Reputation: 2331
When I attempt to use SparkR on a Cloud Dataproc cluster (version 0.2) I get an error like the following:
Exception in thread "main" java.io.FileNotFoundException:
/usr/lib/spark/R/lib/sparkr.zip (Permission denied)
at java.io.FileOutputStream.open0(Native Method)
at java.io.FileOutputStream.open(FileOutputStream.java:270)
at java.io.FileOutputStream.<init>(FileOutputStream.java:213)
at
org.apache.spark.deploy.RPackageUtils$.zipRLibraries(RPackageUtils.scala:215)
at
org.apache.spark.deploy.SparkSubmit$.prepareSubmitEnvironment(SparkSubmit.scala:371)

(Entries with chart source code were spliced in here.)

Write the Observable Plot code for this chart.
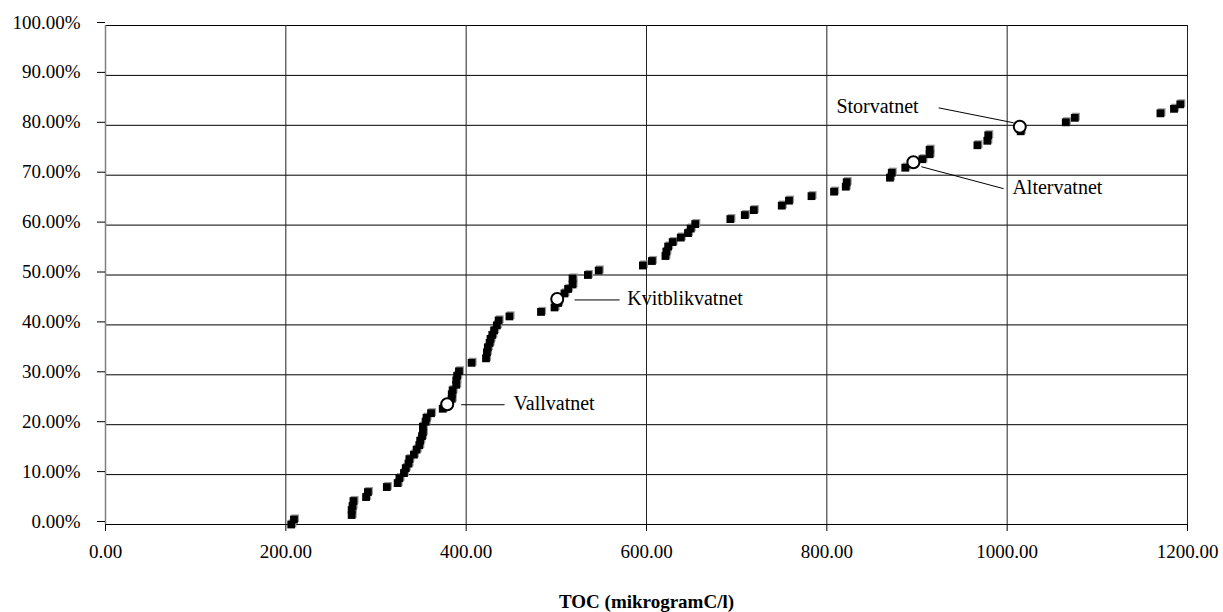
<!DOCTYPE html>
<html>
<head>
<meta charset="utf-8">
<script src="https://cdn.jsdelivr.net/npm/d3@7"></script>
<script src="https://cdn.jsdelivr.net/npm/@observablehq/plot@0.6"></script>
<style>
  html, body { margin: 0; padding: 0; background: #fff; }
  #chart { width: 1223px; height: 612px; }
</style>
</head>
<body>
<div id="chart"></div>
<script>
// TOC values (mikrogramC/l) and cumulative percentage for each lake
const toc = [206,209,273,273,274,275,289,291,312,324,326,331,333,336,337,342,345,348,349,351,352,352,355,356,361,374,378,384,384,385,389,389,390,392,406,422,423,424,426,427,429,431,434,436,448,483,498,502,509,513,518,518,535,547,596,606,621,622,624,629,638,646,649,654,693,709,719,750,758,783,808,821,822,870,872,887,896,906,914,914,967,978,979,1015,1065,1075,1170,1185,1192];
const pct = [0,1.0,1.9,2.9,3.7,4.7,5.5,6.5,7.5,8.3,9.3,10.3,11.3,12.2,13.1,14.0,15.0,15.9,16.8,17.7,18.5,19.6,20.6,21.4,22.3,23.2,24.1,25.2,26.1,26.9,28.0,28.9,29.8,30.7,32.4,33.3,34.5,35.5,36.4,37.2,38.0,38.9,39.9,40.9,41.7,42.6,43.5,44.4,46.3,47.2,48.1,49.3,50.0,50.9,51.9,52.8,53.8,54.7,55.7,56.6,57.5,58.4,59.3,60.2,61.2,62.0,63.0,63.9,64.9,65.8,66.7,67.7,68.6,69.5,70.5,71.5,72.4,73.2,74.2,75.1,76.0,76.9,78.0,78.8,80.6,81.5,82.4,83.3,84.2];

// Highlighted lakes
const lakes = ["Vallvatnet","Kvitblikvatnet","Altervatnet","Storvatnet"];
const lakeToc = [379, 501, 896, 1014];
const lakePct = [24.1, 45.2, 72.6, 79.7];

// Label anchors (data coordinates) for the leader lines and texts
const labelLineX1 = [394.5, 520.2, 904.8, 924.0];
const labelLineY1 = [24.0, 45.0, 71.7, 83.5];
const labelLineX2 = [442.6, 570.2, 996.1, 1007.2];
const labelLineY2 = [24.0, 45.0, 67.3, 80.5];
const labelTextX = [452.6, 578.7, 1005.8, 901.8];
const labelTextY = [24.0, 45.0, 67.3, 83.5];
const labelAnchor = ["start","start","start","end"];

// Ticks
const xTicks = [0,200,400,600,800,1000,1200];
const yTicks = [0,10,20,30,40,50,60,70,80,90,100];
const xTitle = "TOC (mikrogramC/l)";

const points = toc.map((v, i) => ({x: v, y: pct[i]}));
const lakeData = lakes.map((n, i) => ({
  name: n, x: lakeToc[i], y: lakePct[i],
  lx1: labelLineX1[i], ly1: labelLineY1[i], lx2: labelLineX2[i], ly2: labelLineY2[i],
  tx: labelTextX[i], ty: labelTextY[i], anchor: labelAnchor[i]
}));

const font = "'Liberation Serif', 'Times New Roman', serif";

const chart = Plot.plot({
  width: 1223,
  height: 612,
  marginLeft: 105,
  marginRight: 36,
  marginTop: 25,
  marginBottom: 88,
  style: { fontFamily: font, fontSize: "19px", background: "#fff", color: "#000" },
  x: { domain: [0, 1200] },
  y: { domain: [0, 100] },
  marks: [
    Plot.ruleY(yTicks, { stroke: "#000", strokeWidth: 1 }),
    Plot.ruleX(xTicks.filter(d => d > 0), { y1: 0, y2: 100, stroke: "#222", strokeWidth: 1 }),
    Plot.ruleX([0], { y1: 0, y2: 100, stroke: "#808080", strokeWidth: 1.5 }),
    Plot.axisY({ ticks: yTicks, tickSize: 8, tickPadding: 17, tickFormat: d => d.toFixed(2) + "%", dy: -3, fontSize: 19, label: null, stroke: "#000" }),
    Plot.axisX({ ticks: xTicks, tickSize: 7, tickPadding: 13, tickFormat: d => d.toFixed(2), fontSize: 19, label: null, stroke: "#000" }),
    Plot.text([xTitle], { frameAnchor: "bottom", dy: 77, text: d => d, fontWeight: "bold", fontSize: 19, lineAnchor: "middle" }),
    // square markers with light shadow
    Plot.dot(points, { x: "x", y: "y", symbol: "square", r: 4.4, fill: "#999", dx: 1.2, dy: -1.2 }),
    Plot.dot(points, { x: "x", y: "y", symbol: "square", r: 4.4, fill: "#000" }),
    // leader lines
    Plot.link(lakeData, { x1: "lx1", y1: "ly1", x2: "lx2", y2: "ly2", stroke: "#000", strokeWidth: 1 }),
    // highlighted lakes
    Plot.dot(lakeData, { x: "x", y: "y", r: 6, fill: "#fff", stroke: "#000", strokeWidth: 2 }),
    Plot.text(lakeData.filter(d => d.anchor === "start"), { x: "tx", y: "ty", text: "name", textAnchor: "start", fontSize: 20, lineAnchor: "middle", dy: -1 }),
    Plot.text(lakeData.filter(d => d.anchor === "end"), { x: "tx", y: "ty", text: "name", textAnchor: "end", fontSize: 20, lineAnchor: "middle", dy: -1 })
  ]
});
document.getElementById("chart").appendChild(chart);
</script>
</body>
</html>
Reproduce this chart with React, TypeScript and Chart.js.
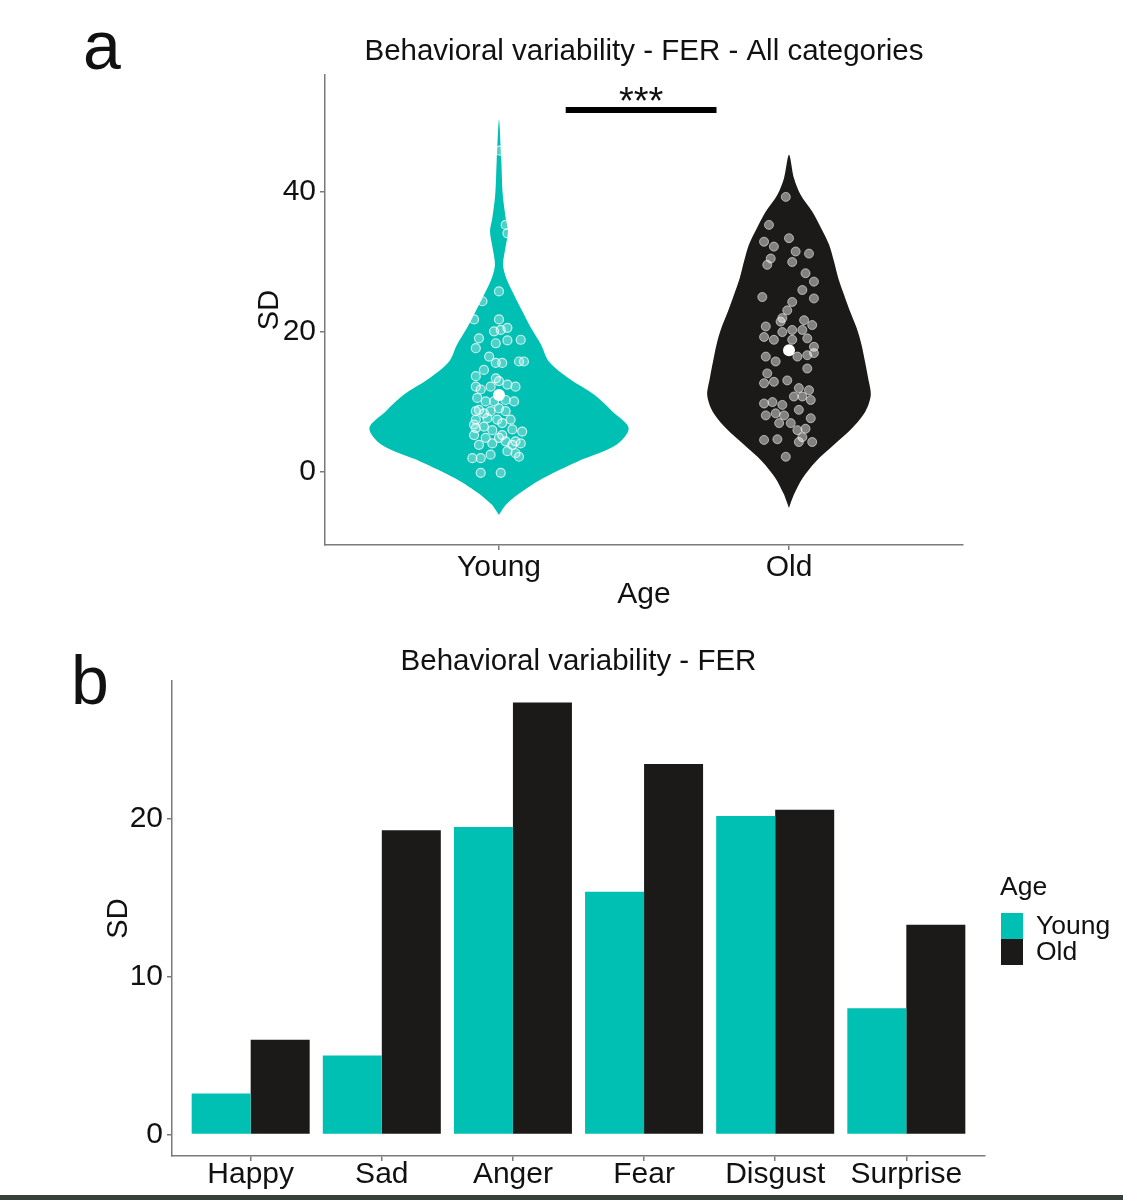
import { useEffect, useRef } from "react";
import { Chart, registerables } from "chart.js";

Chart.register(...registerables);

const FONT = "'Liberation Sans', Arial, Helvetica, sans-serif";
const TEAL = "#00BFB3";
const DARK = "#1B1A18";
const AXIS = "#7a7a7a";
const INK = "#111111";

// ---- panel a: violin + jitter ----
const titleA = "Behavioral variability - FER - All categories";
const ageGroups = ["Young", "Old"];
const sigLabel = "***";
const sigBarX = [1.23, 1.75];
const sigBarY = 51.7;

// density outline: value (SD) and half width (in group units)
const youngDensityY = [-6.1, -4.7, -3.2, -0.9, 1.5, 3.9, 6.3, 8.7, 11.0, 13.4, 15.8, 18.2, 20.6, 23.0, 25.3, 27.7, 29.6, 32.0, 34.4, 36.3, 39.6, 44.4, 50.3];
const youngHalfWidth = [0, 0.023, 0.065, 0.15, 0.27, 0.405, 0.447, 0.39, 0.33, 0.24, 0.172, 0.145, 0.11, 0.08, 0.052, 0.025, 0.014, 0.022, 0.031, 0.023, 0.013, 0.008, 0];
const oldDensityY = [-5.1, -3.2, -0.9, 1.5, 3.9, 6.3, 8.7, 11.0, 13.4, 15.8, 18.2, 20.6, 23.0, 25.3, 27.7, 30.1, 32.5, 34.9, 37.2, 39.6, 42.0, 45.3];
const oldHalfWidth = [0, 0.017, 0.046, 0.092, 0.155, 0.218, 0.264, 0.282, 0.273, 0.262, 0.25, 0.233, 0.21, 0.19, 0.17, 0.155, 0.138, 0.11, 0.08, 0.04, 0.017, 0];

const youngPointY = [45.9, 35.3, 34.1, 25.8, 24.4, 21.8, 21.8, 19.1, 17.7, 20.1, 20.3, 20.6, 18.4, 18.8, 18.9, 16.5, 15.6, 15.6, 15.8, 15.8, 14.6, 13.7, 13.4, 12.2, 11.8, 12.2, 13.0, 12.5, 12.2, 10.6, 10.1, 10.1, 10.3, 10.1, 8.9, 8.7, 9.1, 8.7, 7.5, 7.7, 7.5, 6.3, 6.0, 6.1, 5.3, 4.9, 4.9, 4.4, 4.4, 5.8, 3.9, 4.1, 4.1, 3.0, 2.7, 2.2, 2.0, 2.0, 2.5, -0.1, -0.1, 6.8, 6.5, 7.0, 7.5, 8.4, 5.3, 3.9, 8.7];
const youngJitter = [0.003, 0.023, 0.029, 0, -0.057, -0.086, 0, -0.069, -0.08, -0.017, 0.006, 0.029, -0.011, 0.029, 0.075, -0.034, -0.011, 0.011, 0.069, 0.086, -0.052, -0.08, -0.011, -0.08, -0.063, -0.029, 0, 0.029, 0.057, -0.075, -0.046, -0.017, 0.023, 0.052, -0.069, -0.029, 0, 0.023, -0.08, -0.04, -0.006, -0.08, -0.023, 0.046, -0.086, -0.046, 0, 0.023, 0.057, 0.08, -0.069, -0.023, 0.075, 0.029, 0.057, 0.069, -0.092, -0.063, -0.029, -0.063, 0.006, -0.086, -0.052, 0.011, 0.04, -0.052, 0.011, 0.046, -0.08];
const oldPointY = [32.9, 32.2, 33.4, 31.5, 31.2, 30.5, 29.6, 30.0, 28.4, 27.2, 26.0, 24.8, 25.0, 24.3, 23.1, 22.0, 20.8, 21.5, 20.3, 21.7, 21.0, 19.3, 18.9, 20.0, 20.3, 18.9, 19.1, 17.9, 16.5, 16.7, 17.0, 16.5, 15.8, 14.1, 14.8, 12.7, 12.9, 13.1, 12.0, 11.7, 10.8, 10.8, 9.8, 10.0, 9.6, 10.3, 8.1, 8.4, 8.1, 8.9, 7.7, 7.0, 7.0, 6.0, 6.2, 5.0, 4.3, 4.6, 4.7, 4.3, 2.2, 35.3, 39.3];
const oldJitter = [-0.086, -0.052, 0, 0.023, 0.069, -0.063, -0.075, 0.011, 0.057, 0.086, 0.046, 0.086, -0.092, 0.011, -0.006, -0.023, -0.08, -0.029, 0.011, 0.052, 0.08, -0.086, -0.052, -0.023, 0.046, 0.011, 0.063, 0.086, 0.029, 0.063, 0.086, -0.08, -0.046, -0.075, 0.063, -0.086, -0.052, -0.006, 0.034, 0.069, 0.017, 0.046, -0.086, -0.057, -0.023, 0.075, -0.08, -0.046, -0.017, 0.034, 0.075, -0.034, 0.006, 0.029, 0.057, 0.046, 0.08, -0.086, -0.04, 0.034, -0.011, -0.069, -0.011];
const groupMeans = [11.0, 17.4];

// ---- panel b: grouped bars ----
const titleB = "Behavioral variability - FER";
const emotions = ["Happy", "Sad", "Anger", "Fear", "Disgust", "Surprise"];
const youngSD = [2.6, 5.0, 19.5, 15.4, 20.2, 8.0];
const oldSD = [6.0, 19.3, 27.4, 23.5, 20.6, 13.3];
const legendTitle = "Age";

function violinOutline(center: number, ys: number[], ws: number[]) {
  const right = ys.map((y, i) => ({ x: center + ws[i], y }));
  const left = ys.map((y, i) => ({ x: center - ws[i], y })).reverse().slice(1, -1);
  return [...right, ...left];
}

function axisStyle(extra: any) {
  return {
    border: { display: true, color: AXIS, width: 1.5 },
    grid: { drawOnChartArea: false, drawTicks: true, tickLength: 5, color: AXIS, lineWidth: 1.5, offset: false },
    ...extra,
  };
}

function ViolinPanel() {
  const canvasRef = useRef<HTMLCanvasElement>(null);
  const chartRef = useRef<Chart | null>(null);

  useEffect(() => {
    if (!canvasRef.current) return;
    if (chartRef.current) chartRef.current.destroy();

    const textPlugin = {
      id: "violinText",
      afterDraw(chart: any) {
        const { ctx, chartArea, scales } = chart;
        ctx.save();
        ctx.fillStyle = INK;
        ctx.textAlign = "center";
        ctx.textBaseline = "middle";
        ctx.font = `29.5px ${FONT}`;
        ctx.fillText(titleA, (chartArea.left + chartArea.right) / 2, 52);
        ctx.textAlign = "left";
        ctx.textBaseline = "alphabetic";
        ctx.font = `68px ${FONT}`;
        ctx.fillText("a", 83, 69);
        const sx = scales.x.getPixelForValue((sigBarX[0] + sigBarX[1]) / 2);
        const sy = scales.y.getPixelForValue(sigBarY);
        ctx.textAlign = "center";
        ctx.font = `38px ${FONT}`;
        ctx.fillText(sigLabel, sx, sy + 4);
        ctx.restore();
      },
    };

    chartRef.current = new Chart(canvasRef.current, {
      type: "line",
      data: {
        datasets: [
          {
            data: groupMeans.map((y, i) => ({ x: i + 1, y })),
            showLine: false,
            pointRadius: 6,
            pointBackgroundColor: "#ffffff",
            pointBorderColor: "#ffffff",
            pointBorderWidth: 0,
            order: 0,
          },
          {
            data: youngPointY.map((y, i) => ({ x: 1 + youngJitter[i], y })),
            showLine: false,
            pointRadius: 4.5,
            pointBackgroundColor: "rgba(255,255,255,0.3)",
            pointBorderColor: "rgba(255,255,255,0.75)",
            pointBorderWidth: 1.2,
            order: 1,
          },
          {
            data: oldPointY.map((y, i) => ({ x: 2 + oldJitter[i], y })),
            showLine: false,
            pointRadius: 4.5,
            pointBackgroundColor: "rgba(255,255,255,0.45)",
            pointBorderColor: "rgba(255,255,255,0.55)",
            pointBorderWidth: 1,
            order: 1,
          },
          {
            data: sigBarX.map((x) => ({ x, y: sigBarY })),
            borderColor: "#000000",
            borderWidth: 6,
            pointRadius: 0,
            order: 1,
          },
          {
            data: violinOutline(1, youngDensityY, youngHalfWidth),
            borderWidth: 0,
            borderColor: "rgba(0,0,0,0)",
            backgroundColor: TEAL,
            fill: "shape",
            tension: 0.3,
            pointRadius: 0,
            order: 3,
          },
          {
            data: violinOutline(2, oldDensityY, oldHalfWidth),
            borderWidth: 0,
            borderColor: "rgba(0,0,0,0)",
            backgroundColor: DARK,
            fill: "shape",
            tension: 0.3,
            pointRadius: 0,
            order: 3,
          },
        ],
      },
      options: {
        animation: false,
        responsive: true,
        maintainAspectRatio: false,
        events: [],
        layout: { padding: { left: 245, right: 160, top: 75, bottom: 0 } },
        plugins: { legend: { display: false }, tooltip: { enabled: false }, title: { display: false } },
        scales: {
          x: axisStyle({
            type: "linear",
            min: 0.4,
            max: 2.6,
            afterBuildTicks: (s: any) => {
              s.ticks = ageGroups.map((_, i) => ({ value: i + 1 }));
            },
            afterFit: (s: any) => {
              s.height = 75;
            },
            ticks: {
              color: INK,
              font: { family: FONT, size: 30 },
              padding: 0,
              maxRotation: 0,
              callback: (v: any) => ageGroups[Math.round(v) - 1] ?? "",
            },
            title: { display: true, text: "Age", color: INK, font: { family: FONT, size: 30 }, padding: { top: 0, bottom: 7 } },
          }),
          y: axisStyle({
            type: "linear",
            min: -10.4,
            max: 56.7,
            afterBuildTicks: (s: any) => {
              s.ticks = [0, 20, 40].map((value) => ({ value }));
            },
            afterFit: (s: any) => {
              s.width = 80;
            },
            ticks: { color: INK, font: { family: FONT, size: 30 }, padding: 4 },
            title: { display: true, text: "SD", color: INK, font: { family: FONT, size: 29 }, padding: { top: 8, bottom: 0 } },
          }),
        },
      },
      plugins: [textPlugin],
    } as any);

    return () => {
      if (chartRef.current) {
        chartRef.current.destroy();
        chartRef.current = null;
      }
    };
  }, []);

  return (
    <div style={{ position: "absolute", left: 0, top: 0, width: 1123, height: 620 }}>
      <canvas ref={canvasRef} />
    </div>
  );
}

function BarPanel() {
  const canvasRef = useRef<HTMLCanvasElement>(null);
  const chartRef = useRef<Chart | null>(null);

  useEffect(() => {
    if (!canvasRef.current) return;
    if (chartRef.current) chartRef.current.destroy();

    const textPlugin = {
      id: "barText",
      afterDraw(chart: any) {
        const { ctx, chartArea } = chart;
        ctx.save();
        ctx.fillStyle = INK;
        ctx.textAlign = "center";
        ctx.textBaseline = "middle";
        ctx.font = `29.5px ${FONT}`;
        ctx.fillText(titleB, (chartArea.left + chartArea.right) / 2, 42);
        ctx.textAlign = "left";
        ctx.textBaseline = "alphabetic";
        ctx.font = `68px ${FONT}`;
        ctx.fillText("b", 71, 84);
        // legend
        const lx = chartArea.right + 16;
        ctx.font = `26.5px ${FONT}`;
        ctx.textBaseline = "middle";
        ctx.fillText(legendTitle, lx - 1, 268);
        chart.data.datasets.forEach((ds: any, i: number) => {
          const top = 293 + i * 26;
          ctx.fillStyle = ds.backgroundColor;
          ctx.fillRect(lx, top, 22, 26);
          ctx.fillStyle = INK;
          ctx.fillText(ds.label, lx + 35, top + 14);
        });
        ctx.restore();
      },
    };

    chartRef.current = new Chart(canvasRef.current, {
      type: "bar",
      data: {
        datasets: [
          {
            label: ageGroups[0],
            data: youngSD.map((y, i) => ({ x: i + 1, y })),
            backgroundColor: TEAL,
            borderWidth: 0,
          },
          {
            label: ageGroups[1],
            data: oldSD.map((y, i) => ({ x: i + 1, y })),
            backgroundColor: DARK,
            borderWidth: 0,
          },
        ],
      },
      options: {
        animation: false,
        responsive: true,
        maintainAspectRatio: false,
        events: [],
        layout: { padding: { left: 90, right: 138, top: 61, bottom: 0 } },
        datasets: { bar: { categoryPercentage: 0.9, barPercentage: 1.0 } },
        plugins: { legend: { display: false }, tooltip: { enabled: false }, title: { display: false } },
        scales: {
          x: axisStyle({
            type: "linear",
            offset: false,
            min: 0.4,
            max: 6.6,
            afterBuildTicks: (s: any) => {
              s.ticks = emotions.map((_, i) => ({ value: i + 1 }));
            },
            afterFit: (s: any) => {
              s.height = 44;
            },
            ticks: {
              color: INK,
              font: { family: FONT, size: 30 },
              padding: -4,
              maxRotation: 0,
              autoSkip: false,
              callback: (v: any) => emotions[Math.round(v) - 1] ?? "",
            },
          }),
          y: axisStyle({
            type: "linear",
            min: -1.37,
            max: 28.77,
            afterBuildTicks: (s: any) => {
              s.ticks = [0, 10, 20].map((value) => ({ value }));
            },
            afterFit: (s: any) => {
              s.width = 82;
            },
            ticks: { color: INK, font: { family: FONT, size: 30 }, padding: 4 },
            title: { display: true, text: "SD", color: INK, font: { family: FONT, size: 29 }, padding: { top: 12, bottom: 0 } },
          }),
        },
      },
      plugins: [textPlugin],
    } as any);

    return () => {
      if (chartRef.current) {
        chartRef.current.destroy();
        chartRef.current = null;
      }
    };
  }, []);

  return (
    <div style={{ position: "absolute", left: 0, top: 620, width: 1123, height: 580 }}>
      <canvas ref={canvasRef} />
    </div>
  );
}

export default function App() {
  useEffect(() => {
    document.body.style.margin = "0";
  }, []);

  return (
    <div style={{ position: "relative", width: 1123, height: 1200, background: "#ffffff", overflow: "hidden" }}>
      <ViolinPanel />
      <BarPanel />
      <div style={{ position: "absolute", left: 0, top: 1195, width: 1123, height: 5, background: "#34423a" }} />
    </div>
  );
}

at org.apache.spark.deploy.SparkSubmit$.submit(SparkSubmit.scala:153)
at org.apache.spark.deploy.SparkSubmit$.main(SparkSubmit.scala:120)
at org.apache.spark.deploy.SparkSubmit.main(SparkSubmit.scala)
How can I fix this so I can use SparkR?
Upvotes: 0
Views: 240
Reputation: 2331
This issue is due to a bug in the Spark 1.5 series (JIRA here). To fix this, run the following command on the master node either by SSHing into the master node or by using an initialization action.
sudo chmod 777 /usr/lib/spark/R/lib
This issue is supposed to be fixed in Spark 1.6 which Cloud Dataproc will eventually support in a new image version in the future.
Upvotes: 4